[Begin Material]

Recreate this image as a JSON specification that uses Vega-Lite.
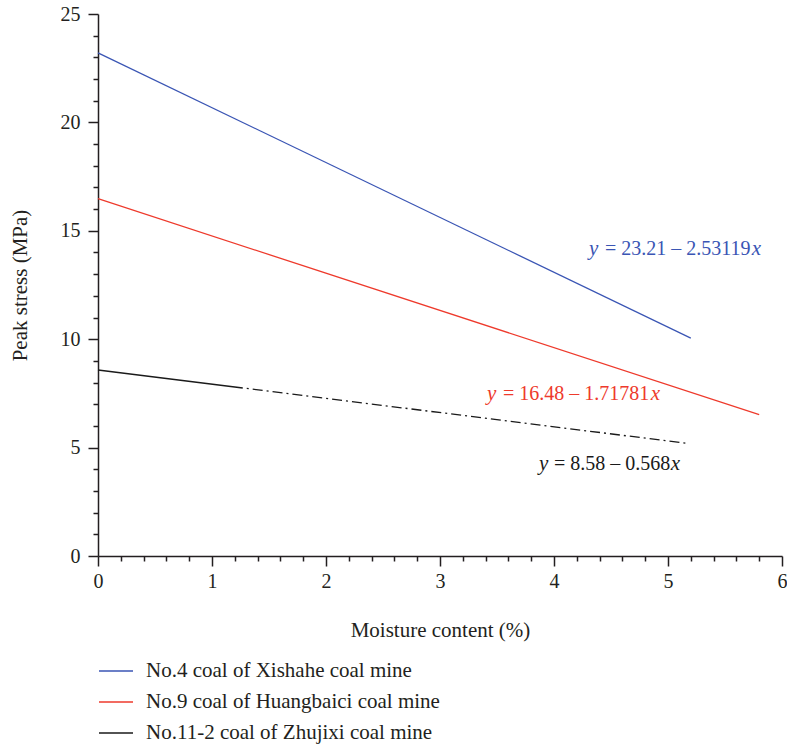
{
  "$schema": "https://vega.github.io/schema/vega-lite/v6.json",
  "width": 684,
  "height": 542,
  "autosize": "none",
  "padding": {"left": 98, "top": 14, "right": 5, "bottom": 192},
  "background": "white",
  "config": {
    "view": {"stroke": null},
    "font": "Liberation Serif",
    "axis": {
      "labelFont": "Liberation Serif",
      "titleFont": "Liberation Serif",
      "labelFontSize": 20,
      "titleFontSize": 21,
      "titleFontWeight": "normal",
      "labelColor": "#231f20",
      "titleColor": "#231f20",
      "domainColor": "#231f20",
      "tickColor": "#231f20",
      "domainWidth": 1.5,
      "tickWidth": 1.5,
      "grid": false
    }
  },
  "datasets": {
    "lines": [
      {"series": "No.4 coal of Xishahe coal mine", "part": "solid", "x": 0, "y": 23.21},
      {"series": "No.4 coal of Xishahe coal mine", "part": "solid", "x": 5.2, "y": 10.05},
      {"series": "No.9 coal of Huangbaici coal mine", "part": "solid", "x": 0, "y": 16.48},
      {"series": "No.9 coal of Huangbaici coal mine", "part": "solid", "x": 5.8, "y": 6.52},
      {"series": "No.11-2 coal of Zhujixi coal mine", "part": "solid", "x": 0, "y": 8.58},
      {"series": "No.11-2 coal of Zhujixi coal mine", "part": "solid", "x": 1.27, "y": 7.75},
      {"series": "No.11-2 coal of Zhujixi coal mine", "part": "dashed", "x": 1.27, "y": 7.75},
      {"series": "No.11-2 coal of Zhujixi coal mine", "part": "dashed", "x": 5.16, "y": 5.2}
    ],
    "eqs": [
      {"series": "No.4 coal of Xishahe coal mine", "x0": 4.307, "xm": 5.085, "x1": 5.817, "y": 14.16, "mid": "= 23.21 – 2.53119"},
      {"series": "No.9 coal of Huangbaici coal mine", "x0": 3.412, "xm": 4.194, "x1": 4.931, "y": 7.47, "mid": "= 16.48 – 1.71781"},
      {"series": "No.11-2 coal of Zhujixi coal mine", "x0": 3.868, "xm": 4.51, "x1": 5.107, "y": 4.24, "mid": "= 8.58 – 0.568"}
    ]
  },
  "layer": [
    {
      "data": {"name": "lines"},
      "transform": [{"filter": "datum.part === 'solid'"}],
      "mark": {"type": "line", "strokeWidth": 1.3},
      "encoding": {
        "x": {
          "field": "x", "type": "quantitative",
          "scale": {"domain": [0, 6], "nice": false, "zero": false},
          "axis": {
            "orient": "bottom", "values": [0, 1, 2, 3, 4, 5, 6], "tickSize": 10,
            "labelPadding": 5, "title": "Moisture content (%)", "titlePadding": 28,
            "labelFlush": false, "labelOverlap": false
          }
        },
        "y": {
          "field": "y", "type": "quantitative",
          "scale": {"domain": [0, 25], "nice": false},
          "axis": {
            "orient": "left", "values": [0, 5, 10, 15, 20, 25], "tickSize": 10,
            "labelPadding": 8, "title": "Peak stress (MPa)", "titlePadding": 30,
            "labelFlush": false, "labelOverlap": false
          }
        },
        "color": {
          "field": "series", "type": "nominal",
          "scale": {
            "domain": ["No.4 coal of Xishahe coal mine", "No.9 coal of Huangbaici coal mine", "No.11-2 coal of Zhujixi coal mine"],
            "range": ["#3a55b4", "#ee3a2c", "#1a1a1a"]
          },
          "legend": {
            "orient": "none", "legendX": 7.5, "legendY": 646.5, "title": null,
            "symbolType": "M-2,0H2", "symbolSize": 289, "symbolStrokeWidth": 1.5,
            "labelFont": "Liberation Serif", "labelFontSize": 21, "labelColor": "#231f20",
            "labelOffset": 19.5, "rowPadding": 9, "padding": 0, "direction": "vertical",
            "labelLimit": 500
          }
        }
      }
    },
    {
      "data": {"name": "lines"},
      "transform": [{"filter": "datum.part === 'dashed'"}],
      "mark": {"type": "line", "strokeWidth": 1.3, "color": "#1a1a1a", "strokeDash": [10, 4, 2, 4], "strokeDashOffset": 10},
      "encoding": {
        "x": {
          "field": "x", "type": "quantitative",
          "axis": {
            "orient": "bottom",
            "values": [0.2, 0.4, 0.6, 0.8, 1.2, 1.4, 1.6, 1.8, 2.2, 2.4, 2.6, 2.8, 3.2, 3.4, 3.6, 3.8, 4.2, 4.4, 4.6, 4.8, 5.2, 5.4, 5.6, 5.8],
            "tickSize": 5, "labels": false, "domain": false, "title": null
          }
        },
        "y": {
          "field": "y", "type": "quantitative",
          "axis": {
            "orient": "left",
            "values": [1, 2, 3, 4, 6, 7, 8, 9, 11, 12, 13, 14, 16, 17, 18, 19, 21, 22, 23, 24],
            "tickSize": 5, "labels": false, "domain": false, "title": null
          }
        }
      }
    },
    {
      "data": {"name": "eqs"},
      "mark": {"type": "text", "text": "y", "fontStyle": "italic", "fontSize": 21, "align": "left", "baseline": "middle", "font": "Liberation Serif"},
      "encoding": {
        "x": {"field": "x0", "type": "quantitative", "axis": null},
        "y": {"field": "y", "type": "quantitative", "axis": null},
        "color": {"field": "series", "type": "nominal", "legend": null}
      }
    },
    {
      "data": {"name": "eqs"},
      "mark": {"type": "text", "fontSize": 20, "align": "center", "baseline": "middle", "font": "Liberation Serif"},
      "encoding": {
        "x": {"field": "xm", "type": "quantitative", "axis": null},
        "y": {"field": "y", "type": "quantitative", "axis": null},
        "text": {"field": "mid"},
        "color": {"field": "series", "type": "nominal", "legend": null}
      }
    },
    {
      "data": {"name": "eqs"},
      "mark": {"type": "text", "text": "x", "fontStyle": "italic", "fontSize": 21, "align": "right", "baseline": "middle", "font": "Liberation Serif"},
      "encoding": {
        "x": {"field": "x1", "type": "quantitative", "axis": null},
        "y": {"field": "y", "type": "quantitative", "axis": null},
        "color": {"field": "series", "type": "nominal", "legend": null}
      }
    }
  ],
  "resolve": {"axis": {"x": "independent", "y": "independent"}}
}
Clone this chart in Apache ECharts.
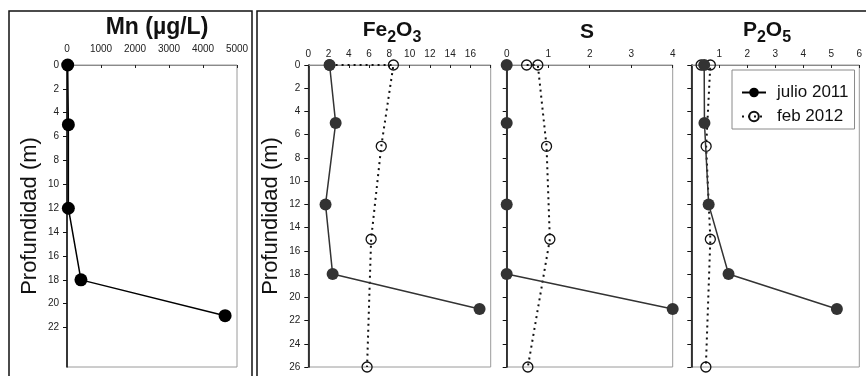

[End Material]

◆ Work required
Generate a word-for-word copy of the preceding records, excluding all pictures.

◆ Worked solution
Recreate this image as a JSON specification that uses Vega-Lite.
{
  "$schema": "https://vega.github.io/schema/vega-lite/v6.json",
  "width": 684,
  "height": 542,
  "autosize": "none",
  "padding": {"left": 98, "top": 14, "right": 5, "bottom": 192},
  "background": "white",
  "config": {
    "view": {"stroke": null},
    "font": "Liberation Serif",
    "axis": {
      "labelFont": "Liberation Serif",
      "titleFont": "Liberation Serif",
      "labelFontSize": 20,
      "titleFontSize": 21,
      "titleFontWeight": "normal",
      "labelColor": "#231f20",
      "titleColor": "#231f20",
      "domainColor": "#231f20",
      "tickColor": "#231f20",
      "domainWidth": 1.5,
      "tickWidth": 1.5,
      "grid": false
    }
  },
  "datasets": {
    "lines": [
      {"series": "No.4 coal of Xishahe coal mine", "part": "solid", "x": 0, "y": 23.21},
      {"series": "No.4 coal of Xishahe coal mine", "part": "solid", "x": 5.2, "y": 10.05},
      {"series": "No.9 coal of Huangbaici coal mine", "part": "solid", "x": 0, "y": 16.48},
      {"series": "No.9 coal of Huangbaici coal mine", "part": "solid", "x": 5.8, "y": 6.52},
      {"series": "No.11-2 coal of Zhujixi coal mine", "part": "solid", "x": 0, "y": 8.58},
      {"series": "No.11-2 coal of Zhujixi coal mine", "part": "solid", "x": 1.27, "y": 7.75},
      {"series": "No.11-2 coal of Zhujixi coal mine", "part": "dashed", "x": 1.27, "y": 7.75},
      {"series": "No.11-2 coal of Zhujixi coal mine", "part": "dashed", "x": 5.16, "y": 5.2}
    ],
    "eqs": [
      {"series": "No.4 coal of Xishahe coal mine", "x0": 4.307, "xm": 5.085, "x1": 5.817, "y": 14.16, "mid": "= 23.21 – 2.53119"},
      {"series": "No.9 coal of Huangbaici coal mine", "x0": 3.412, "xm": 4.194, "x1": 4.931, "y": 7.47, "mid": "= 16.48 – 1.71781"},
      {"series": "No.11-2 coal of Zhujixi coal mine", "x0": 3.868, "xm": 4.51, "x1": 5.107, "y": 4.24, "mid": "= 8.58 – 0.568"}
    ]
  },
  "layer": [
    {
      "data": {"name": "lines"},
      "transform": [{"filter": "datum.part === 'solid'"}],
      "mark": {"type": "line", "strokeWidth": 1.3},
      "encoding": {
        "x": {
          "field": "x", "type": "quantitative",
          "scale": {"domain": [0, 6], "nice": false, "zero": false},
          "axis": {
            "orient": "bottom", "values": [0, 1, 2, 3, 4, 5, 6], "tickSize": 10,
            "labelPadding": 5, "title": "Moisture content (%)", "titlePadding": 28,
            "labelFlush": false, "labelOverlap": false
          }
        },
        "y": {
          "field": "y", "type": "quantitative",
          "scale": {"domain": [0, 25], "nice": false},
          "axis": {
            "orient": "left", "values": [0, 5, 10, 15, 20, 25], "tickSize": 10,
            "labelPadding": 8, "title": "Peak stress (MPa)", "titlePadding": 30,
            "labelFlush": false, "labelOverlap": false
          }
        },
        "color": {
          "field": "series", "type": "nominal",
          "scale": {
            "domain": ["No.4 coal of Xishahe coal mine", "No.9 coal of Huangbaici coal mine", "No.11-2 coal of Zhujixi coal mine"],
            "range": ["#3a55b4", "#ee3a2c", "#1a1a1a"]
          },
          "legend": {
            "orient": "none", "legendX": 7.5, "legendY": 646.5, "title": null,
            "symbolType": "M-2,0H2", "symbolSize": 289, "symbolStrokeWidth": 1.5,
            "labelFont": "Liberation Serif", "labelFontSize": 21, "labelColor": "#231f20",
            "labelOffset": 19.5, "rowPadding": 9, "padding": 0, "direction": "vertical",
            "labelLimit": 500
          }
        }
      }
    },
    {
      "data": {"name": "lines"},
      "transform": [{"filter": "datum.part === 'dashed'"}],
      "mark": {"type": "line", "strokeWidth": 1.3, "color": "#1a1a1a", "strokeDash": [10, 4, 2, 4], "strokeDashOffset": 10},
      "encoding": {
        "x": {
          "field": "x", "type": "quantitative",
          "axis": {
            "orient": "bottom",
            "values": [0.2, 0.4, 0.6, 0.8, 1.2, 1.4, 1.6, 1.8, 2.2, 2.4, 2.6, 2.8, 3.2, 3.4, 3.6, 3.8, 4.2, 4.4, 4.6, 4.8, 5.2, 5.4, 5.6, 5.8],
            "tickSize": 5, "labels": false, "domain": false, "title": null
          }
        },
        "y": {
          "field": "y", "type": "quantitative",
          "axis": {
            "orient": "left",
            "values": [1, 2, 3, 4, 6, 7, 8, 9, 11, 12, 13, 14, 16, 17, 18, 19, 21, 22, 23, 24],
            "tickSize": 5, "labels": false, "domain": false, "title": null
          }
        }
      }
    },
    {
      "data": {"name": "eqs"},
      "mark": {"type": "text", "text": "y", "fontStyle": "italic", "fontSize": 21, "align": "left", "baseline": "middle", "font": "Liberation Serif"},
      "encoding": {
        "x": {"field": "x0", "type": "quantitative", "axis": null},
        "y": {"field": "y", "type": "quantitative", "axis": null},
        "color": {"field": "series", "type": "nominal", "legend": null}
      }
    },
    {
      "data": {"name": "eqs"},
      "mark": {"type": "text", "fontSize": 20, "align": "center", "baseline": "middle", "font": "Liberation Serif"},
      "encoding": {
        "x": {"field": "xm", "type": "quantitative", "axis": null},
        "y": {"field": "y", "type": "quantitative", "axis": null},
        "text": {"field": "mid"},
        "color": {"field": "series", "type": "nominal", "legend": null}
      }
    },
    {
      "data": {"name": "eqs"},
      "mark": {"type": "text", "text": "x", "fontStyle": "italic", "fontSize": 21, "align": "right", "baseline": "middle", "font": "Liberation Serif"},
      "encoding": {
        "x": {"field": "x1", "type": "quantitative", "axis": null},
        "y": {"field": "y", "type": "quantitative", "axis": null},
        "color": {"field": "series", "type": "nominal", "legend": null}
      }
    }
  ],
  "resolve": {"axis": {"x": "independent", "y": "independent"}}
}
Clone this chart in Apache ECharts.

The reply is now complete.